**To do**
Quote the listing in full, exactly as given, minus any pictures.

**Data excerpt**
= = = =
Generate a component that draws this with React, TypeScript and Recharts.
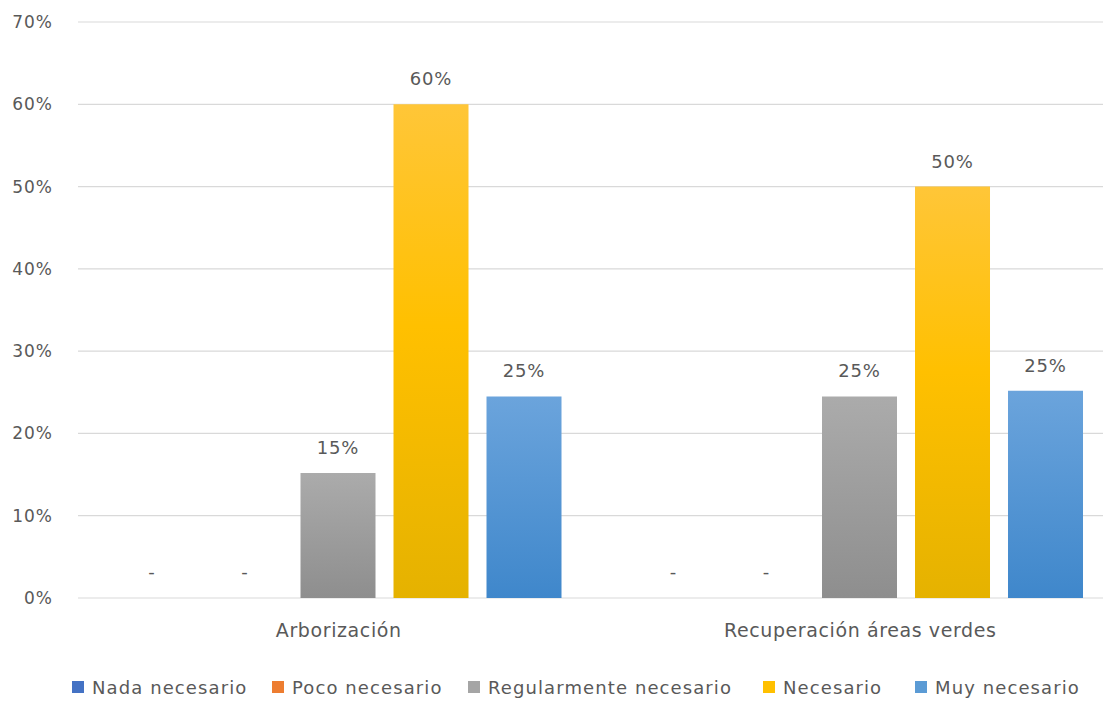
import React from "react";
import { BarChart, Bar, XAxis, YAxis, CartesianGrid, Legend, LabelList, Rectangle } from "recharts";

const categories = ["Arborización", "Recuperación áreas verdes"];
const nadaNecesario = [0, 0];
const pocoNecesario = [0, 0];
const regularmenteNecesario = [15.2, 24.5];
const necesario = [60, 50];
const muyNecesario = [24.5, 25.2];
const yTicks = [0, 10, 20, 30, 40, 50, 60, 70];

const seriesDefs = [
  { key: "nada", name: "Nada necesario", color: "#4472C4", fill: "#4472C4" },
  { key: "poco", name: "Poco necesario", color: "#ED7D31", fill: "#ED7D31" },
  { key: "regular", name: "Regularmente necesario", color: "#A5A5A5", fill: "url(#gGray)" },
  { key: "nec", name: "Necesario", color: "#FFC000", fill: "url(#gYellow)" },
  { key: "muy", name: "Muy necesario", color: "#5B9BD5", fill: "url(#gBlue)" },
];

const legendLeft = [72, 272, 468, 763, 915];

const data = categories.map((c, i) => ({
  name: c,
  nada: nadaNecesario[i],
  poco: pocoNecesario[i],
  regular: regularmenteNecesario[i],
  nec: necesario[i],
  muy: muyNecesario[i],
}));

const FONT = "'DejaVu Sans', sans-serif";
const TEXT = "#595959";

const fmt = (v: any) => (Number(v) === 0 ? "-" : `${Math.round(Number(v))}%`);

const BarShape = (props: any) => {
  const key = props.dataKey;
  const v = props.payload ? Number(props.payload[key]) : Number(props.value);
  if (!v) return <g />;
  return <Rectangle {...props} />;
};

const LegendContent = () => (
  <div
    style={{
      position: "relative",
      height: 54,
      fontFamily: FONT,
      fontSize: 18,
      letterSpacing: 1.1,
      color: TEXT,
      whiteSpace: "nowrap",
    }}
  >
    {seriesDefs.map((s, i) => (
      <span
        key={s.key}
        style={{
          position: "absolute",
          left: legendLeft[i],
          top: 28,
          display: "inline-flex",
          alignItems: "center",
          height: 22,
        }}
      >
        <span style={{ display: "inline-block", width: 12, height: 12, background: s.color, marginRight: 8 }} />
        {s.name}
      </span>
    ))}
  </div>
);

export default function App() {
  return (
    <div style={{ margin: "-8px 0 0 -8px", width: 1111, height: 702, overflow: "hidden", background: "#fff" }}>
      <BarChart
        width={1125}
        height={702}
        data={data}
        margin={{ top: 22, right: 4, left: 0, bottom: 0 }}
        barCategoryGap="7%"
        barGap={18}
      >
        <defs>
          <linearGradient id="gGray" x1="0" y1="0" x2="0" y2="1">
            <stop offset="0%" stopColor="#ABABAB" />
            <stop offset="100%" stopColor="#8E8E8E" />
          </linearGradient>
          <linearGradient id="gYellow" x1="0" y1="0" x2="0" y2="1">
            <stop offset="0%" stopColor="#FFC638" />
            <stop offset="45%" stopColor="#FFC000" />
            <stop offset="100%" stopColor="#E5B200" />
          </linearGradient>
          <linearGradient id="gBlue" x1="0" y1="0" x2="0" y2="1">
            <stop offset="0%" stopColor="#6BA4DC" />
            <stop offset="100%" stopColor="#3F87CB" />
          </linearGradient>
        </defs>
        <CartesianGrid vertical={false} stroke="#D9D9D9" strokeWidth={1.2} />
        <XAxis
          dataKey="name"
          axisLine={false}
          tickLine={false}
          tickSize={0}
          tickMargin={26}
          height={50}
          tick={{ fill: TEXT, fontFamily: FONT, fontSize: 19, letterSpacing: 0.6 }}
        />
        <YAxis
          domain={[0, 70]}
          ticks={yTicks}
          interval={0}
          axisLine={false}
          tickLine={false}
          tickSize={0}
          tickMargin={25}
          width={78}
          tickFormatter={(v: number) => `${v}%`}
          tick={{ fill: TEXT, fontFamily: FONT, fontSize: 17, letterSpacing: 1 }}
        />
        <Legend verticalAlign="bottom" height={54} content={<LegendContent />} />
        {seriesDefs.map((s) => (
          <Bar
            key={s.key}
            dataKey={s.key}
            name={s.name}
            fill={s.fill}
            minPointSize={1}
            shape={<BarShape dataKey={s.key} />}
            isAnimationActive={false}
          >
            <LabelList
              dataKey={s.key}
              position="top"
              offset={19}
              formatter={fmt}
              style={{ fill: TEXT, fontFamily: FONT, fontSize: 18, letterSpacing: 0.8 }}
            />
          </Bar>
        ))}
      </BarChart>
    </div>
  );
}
= = = =
**Full response**
Generate a component that draws this with React, TypeScript and Recharts.
import React from "react";
import { BarChart, Bar, XAxis, YAxis, CartesianGrid, Legend, LabelList, Rectangle } from "recharts";

const categories = ["Arborización", "Recuperación áreas verdes"];
const nadaNecesario = [0, 0];
const pocoNecesario = [0, 0];
const regularmenteNecesario = [15.2, 24.5];
const necesario = [60, 50];
const muyNecesario = [24.5, 25.2];
const yTicks = [0, 10, 20, 30, 40, 50, 60, 70];

const seriesDefs = [
  { key: "nada", name: "Nada necesario", color: "#4472C4", fill: "#4472C4" },
  { key: "poco", name: "Poco necesario", color: "#ED7D31", fill: "#ED7D31" },
  { key: "regular", name: "Regularmente necesario", color: "#A5A5A5", fill: "url(#gGray)" },
  { key: "nec", name: "Necesario", color: "#FFC000", fill: "url(#gYellow)" },
  { key: "muy", name: "Muy necesario", color: "#5B9BD5", fill: "url(#gBlue)" },
];

const legendLeft = [72, 272, 468, 763, 915];

const data = categories.map((c, i) => ({
  name: c,
  nada: nadaNecesario[i],
  poco: pocoNecesario[i],
  regular: regularmenteNecesario[i],
  nec: necesario[i],
  muy: muyNecesario[i],
}));

const FONT = "'DejaVu Sans', sans-serif";
const TEXT = "#595959";

const fmt = (v: any) => (Number(v) === 0 ? "-" : `${Math.round(Number(v))}%`);

const BarShape = (props: any) => {
  const key = props.dataKey;
  const v = props.payload ? Number(props.payload[key]) : Number(props.value);
  if (!v) return <g />;
  return <Rectangle {...props} />;
};

const LegendContent = () => (
  <div
    style={{
      position: "relative",
      height: 54,
      fontFamily: FONT,
      fontSize: 18,
      letterSpacing: 1.1,
      color: TEXT,
      whiteSpace: "nowrap",
    }}
  >
    {seriesDefs.map((s, i) => (
      <span
        key={s.key}
        style={{
          position: "absolute",
          left: legendLeft[i],
          top: 28,
          display: "inline-flex",
          alignItems: "center",
          height: 22,
        }}
      >
        <span style={{ display: "inline-block", width: 12, height: 12, background: s.color, marginRight: 8 }} />
        {s.name}
      </span>
    ))}
  </div>
);

export default function App() {
  return (
    <div style={{ margin: "-8px 0 0 -8px", width: 1111, height: 702, overflow: "hidden", background: "#fff" }}>
      <BarChart
        width={1125}
        height={702}
        data={data}
        margin={{ top: 22, right: 4, left: 0, bottom: 0 }}
        barCategoryGap="7%"
        barGap={18}
      >
        <defs>
          <linearGradient id="gGray" x1="0" y1="0" x2="0" y2="1">
            <stop offset="0%" stopColor="#ABABAB" />
            <stop offset="100%" stopColor="#8E8E8E" />
          </linearGradient>
          <linearGradient id="gYellow" x1="0" y1="0" x2="0" y2="1">
            <stop offset="0%" stopColor="#FFC638" />
            <stop offset="45%" stopColor="#FFC000" />
            <stop offset="100%" stopColor="#E5B200" />
          </linearGradient>
          <linearGradient id="gBlue" x1="0" y1="0" x2="0" y2="1">
            <stop offset="0%" stopColor="#6BA4DC" />
            <stop offset="100%" stopColor="#3F87CB" />
          </linearGradient>
        </defs>
        <CartesianGrid vertical={false} stroke="#D9D9D9" strokeWidth={1.2} />
        <XAxis
          dataKey="name"
          axisLine={false}
          tickLine={false}
          tickSize={0}
          tickMargin={26}
          height={50}
          tick={{ fill: TEXT, fontFamily: FONT, fontSize: 19, letterSpacing: 0.6 }}
        />
        <YAxis
          domain={[0, 70]}
          ticks={yTicks}
          interval={0}
          axisLine={false}
          tickLine={false}
          tickSize={0}
          tickMargin={25}
          width={78}
          tickFormatter={(v: number) => `${v}%`}
          tick={{ fill: TEXT, fontFamily: FONT, fontSize: 17, letterSpacing: 1 }}
        />
        <Legend verticalAlign="bottom" height={54} content={<LegendContent />} />
        {seriesDefs.map((s) => (
          <Bar
            key={s.key}
            dataKey={s.key}
            name={s.name}
            fill={s.fill}
            minPointSize={1}
            shape={<BarShape dataKey={s.key} />}
            isAnimationActive={false}
          >
            <LabelList
              dataKey={s.key}
              position="top"
              offset={19}
              formatter={fmt}
              style={{ fill: TEXT, fontFamily: FONT, fontSize: 18, letterSpacing: 0.8 }}
            />
          </Bar>
        ))}
      </BarChart>
    </div>
  );
}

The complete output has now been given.